Nel panorama della fiscalità internazionale, la stabile organizzazione rappresenta una grande opportunità per le imprese italiane che intendono investire nel mercato estero. Il legislatore ha inteso agevolare il business oltrefrontiera, introducendo un particolare regime denominato “branch exemption”, il quale prevede l’esenzione dei profitti e delle perdite realizzate dalle stabili organizzazioni all’estero, con possibilità per la casa madre italiana esentare da tassazione, al ricorrere delle particolari condizioni previste dalla normativa di riferimento, i profitti realizzati dalla sede fissa di affari all’estero.

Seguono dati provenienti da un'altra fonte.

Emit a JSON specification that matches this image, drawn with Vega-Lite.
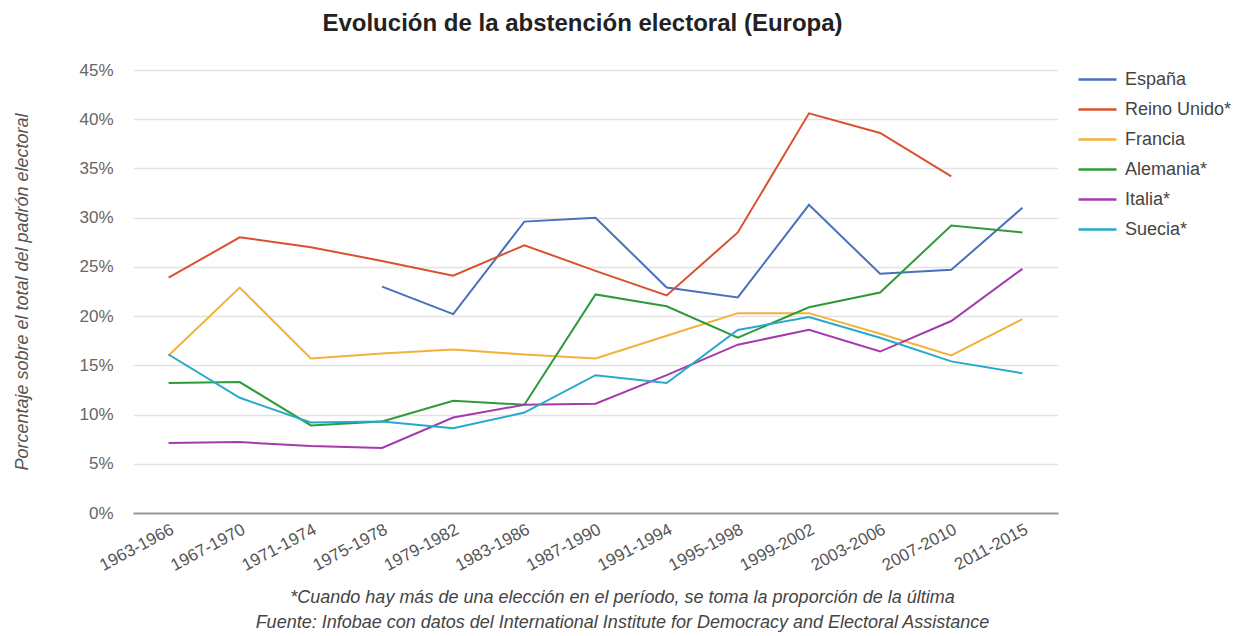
{
  "$schema": "https://vega.github.io/schema/vega-lite/v6.json",
  "autosize": "none",
  "width": 925,
  "height": 443,
  "padding": {"left": 133, "top": 70, "right": 190, "bottom": 123},
  "background": "white",
  "title": {
    "text": "Evolución de la abstención electoral (Europa)",
    "fontSize": 24,
    "fontWeight": "bold",
    "font": "Liberation Sans",
    "color": "#222222",
    "anchor": "middle",
    "dx": -13,
    "offset": 23
  },
  "data": {
    "values": [
      {"periodo": "1975-1978", "pais": "España", "valor": 23.0},
      {"periodo": "1979-1982", "pais": "España", "valor": 20.2},
      {"periodo": "1983-1986", "pais": "España", "valor": 29.6},
      {"periodo": "1987-1990", "pais": "España", "valor": 30.0},
      {"periodo": "1991-1994", "pais": "España", "valor": 22.9},
      {"periodo": "1995-1998", "pais": "España", "valor": 21.9},
      {"periodo": "1999-2002", "pais": "España", "valor": 31.3},
      {"periodo": "2003-2006", "pais": "España", "valor": 24.3},
      {"periodo": "2007-2010", "pais": "España", "valor": 24.7},
      {"periodo": "2011-2015", "pais": "España", "valor": 31.0},

      {"periodo": "1963-1966", "pais": "Reino Unido*", "valor": 23.9},
      {"periodo": "1967-1970", "pais": "Reino Unido*", "valor": 28.0},
      {"periodo": "1971-1974", "pais": "Reino Unido*", "valor": 27.0},
      {"periodo": "1975-1978", "pais": "Reino Unido*", "valor": 25.6},
      {"periodo": "1979-1982", "pais": "Reino Unido*", "valor": 24.1},
      {"periodo": "1983-1986", "pais": "Reino Unido*", "valor": 27.2},
      {"periodo": "1987-1990", "pais": "Reino Unido*", "valor": 24.6},
      {"periodo": "1991-1994", "pais": "Reino Unido*", "valor": 22.1},
      {"periodo": "1995-1998", "pais": "Reino Unido*", "valor": 28.5},
      {"periodo": "1999-2002", "pais": "Reino Unido*", "valor": 40.6},
      {"periodo": "2003-2006", "pais": "Reino Unido*", "valor": 38.6},
      {"periodo": "2007-2010", "pais": "Reino Unido*", "valor": 34.2},

      {"periodo": "1963-1966", "pais": "Francia", "valor": 16.0},
      {"periodo": "1967-1970", "pais": "Francia", "valor": 22.9},
      {"periodo": "1971-1974", "pais": "Francia", "valor": 15.7},
      {"periodo": "1975-1978", "pais": "Francia", "valor": 16.2},
      {"periodo": "1979-1982", "pais": "Francia", "valor": 16.6},
      {"periodo": "1983-1986", "pais": "Francia", "valor": 16.1},
      {"periodo": "1987-1990", "pais": "Francia", "valor": 15.7},
      {"periodo": "1991-1994", "pais": "Francia", "valor": 18.0},
      {"periodo": "1995-1998", "pais": "Francia", "valor": 20.3},
      {"periodo": "1999-2002", "pais": "Francia", "valor": 20.3},
      {"periodo": "2003-2006", "pais": "Francia", "valor": 18.2},
      {"periodo": "2007-2010", "pais": "Francia", "valor": 16.0},
      {"periodo": "2011-2015", "pais": "Francia", "valor": 19.7},

      {"periodo": "1963-1966", "pais": "Alemania*", "valor": 13.2},
      {"periodo": "1967-1970", "pais": "Alemania*", "valor": 13.3},
      {"periodo": "1971-1974", "pais": "Alemania*", "valor": 8.9},
      {"periodo": "1975-1978", "pais": "Alemania*", "valor": 9.3},
      {"periodo": "1979-1982", "pais": "Alemania*", "valor": 11.4},
      {"periodo": "1983-1986", "pais": "Alemania*", "valor": 11.0},
      {"periodo": "1987-1990", "pais": "Alemania*", "valor": 22.2},
      {"periodo": "1991-1994", "pais": "Alemania*", "valor": 21.0},
      {"periodo": "1995-1998", "pais": "Alemania*", "valor": 17.8},
      {"periodo": "1999-2002", "pais": "Alemania*", "valor": 20.9},
      {"periodo": "2003-2006", "pais": "Alemania*", "valor": 22.4},
      {"periodo": "2007-2010", "pais": "Alemania*", "valor": 29.2},
      {"periodo": "2011-2015", "pais": "Alemania*", "valor": 28.5},

      {"periodo": "1963-1966", "pais": "Italia*", "valor": 7.1},
      {"periodo": "1967-1970", "pais": "Italia*", "valor": 7.2},
      {"periodo": "1971-1974", "pais": "Italia*", "valor": 6.8},
      {"periodo": "1975-1978", "pais": "Italia*", "valor": 6.6},
      {"periodo": "1979-1982", "pais": "Italia*", "valor": 9.7},
      {"periodo": "1983-1986", "pais": "Italia*", "valor": 11.0},
      {"periodo": "1987-1990", "pais": "Italia*", "valor": 11.1},
      {"periodo": "1991-1994", "pais": "Italia*", "valor": 14.0},
      {"periodo": "1995-1998", "pais": "Italia*", "valor": 17.1},
      {"periodo": "1999-2002", "pais": "Italia*", "valor": 18.6},
      {"periodo": "2003-2006", "pais": "Italia*", "valor": 16.4},
      {"periodo": "2007-2010", "pais": "Italia*", "valor": 19.5},
      {"periodo": "2011-2015", "pais": "Italia*", "valor": 24.8},

      {"periodo": "1963-1966", "pais": "Suecia*", "valor": 16.1},
      {"periodo": "1967-1970", "pais": "Suecia*", "valor": 11.7},
      {"periodo": "1971-1974", "pais": "Suecia*", "valor": 9.2},
      {"periodo": "1975-1978", "pais": "Suecia*", "valor": 9.3},
      {"periodo": "1979-1982", "pais": "Suecia*", "valor": 8.6},
      {"periodo": "1983-1986", "pais": "Suecia*", "valor": 10.2},
      {"periodo": "1987-1990", "pais": "Suecia*", "valor": 14.0},
      {"periodo": "1991-1994", "pais": "Suecia*", "valor": 13.2},
      {"periodo": "1995-1998", "pais": "Suecia*", "valor": 18.6},
      {"periodo": "1999-2002", "pais": "Suecia*", "valor": 19.9},
      {"periodo": "2003-2006", "pais": "Suecia*", "valor": 17.8},
      {"periodo": "2007-2010", "pais": "Suecia*", "valor": 15.4},
      {"periodo": "2011-2015", "pais": "Suecia*", "valor": 14.2}
    ]
  },
  "mark": {"type": "line", "strokeWidth": 2},
  "encoding": {
    "x": {
      "field": "periodo",
      "type": "ordinal",
      "sort": ["1963-1966", "1967-1970", "1971-1974", "1975-1978", "1979-1982", "1983-1986", "1987-1990", "1991-1994", "1995-1998", "1999-2002", "2003-2006", "2007-2010", "2011-2015"],
      "scale": {"type": "point", "padding": 0.5},
      "axis": {
        "title": ["*Cuando hay más de una elección en el período, se toma la proporción de la última", "Fuente: Infobae con datos del  International Institute for Democracy and Electoral Assistance"],
        "titleFont": "Liberation Sans",
        "titleFontSize": 18,
        "titleFontStyle": "italic",
        "titleFontWeight": "normal",
        "titleColor": "#444444",
        "titleLineHeight": 25,
        "titleX": 489,
        "titleAnchor": "middle",
        "titlePadding": 15,
        "labelAngle": -28,
        "labelAlign": "right",
        "labelBaseline": "top",
        "labelFont": "Liberation Sans",
        "labelFontSize": 17,
        "labelColor": "#555555",
        "labelPadding": 8,
        "ticks": false,
        "grid": false,
        "domain": true,
        "domainColor": "#9a9a9a",
        "domainWidth": 2
      }
    },
    "y": {
      "field": "valor",
      "type": "quantitative",
      "scale": {"domain": [0, 45], "nice": false},
      "axis": {
        "title": "Porcentaje sobre el total del padrón electoral",
        "titleFont": "Liberation Sans",
        "titleFontSize": 18,
        "titleFontStyle": "italic",
        "titleFontWeight": "normal",
        "titleColor": "#555555",
        "titlePadding": 47,
        "values": [0, 5, 10, 15, 20, 25, 30, 35, 40, 45],
        "labelExpr": "datum.value + '%'",
        "labelFont": "Liberation Sans",
        "labelFontSize": 17,
        "labelColor": "#666666",
        "labelPadding": 20,
        "ticks": false,
        "domain": false,
        "grid": true,
        "gridColor": "#e3e3e3",
        "gridWidth": 1.5
      }
    },
    "color": {
      "field": "pais",
      "type": "nominal",
      "scale": {
        "domain": ["España", "Reino Unido*", "Francia", "Alemania*", "Italia*", "Suecia*"],
        "range": ["#4a6fbd", "#d9512f", "#f4b13a", "#2f9a3a", "#a43aac", "#25a9cc"]
      },
      "legend": {
        "title": null,
        "orient": "none",
        "legendX": 944,
        "legendY": -11,
        "symbolType": "stroke",
        "symbolSize": 1444,
        "symbolStrokeWidth": 2.5,
        "labelFont": "Liberation Sans",
        "labelFontSize": 18,
        "labelColor": "#444444",
        "labelOffset": 7,
        "rowPadding": -1
      }
    }
  },
  "config": {
    "view": {"stroke": null}
  }
}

Tuttavia, qualora un’impresa italiana intenda operare in regime di branch exemption, dovrà tenere conto delle numerose disposizioni antielusive e, in particolare, del “carattere totalitario dell’opzione” che obbliga di includere nel perimetro delle branch oggetto di opzione tutte le stabili organizzazioni riferite alla casa madre italiana. Infatti, eventuali comportamenti elusivi posti in essere dal contribuente potrebbero essere valutati in applicazione delle disposizioni in tema di abuso del diritto ex articolo 10-bis della Legge n. 212/2000, con conseguente recupero a tassazione delle imposte sottratte a tassazione in assenza di valide ragioni economiche.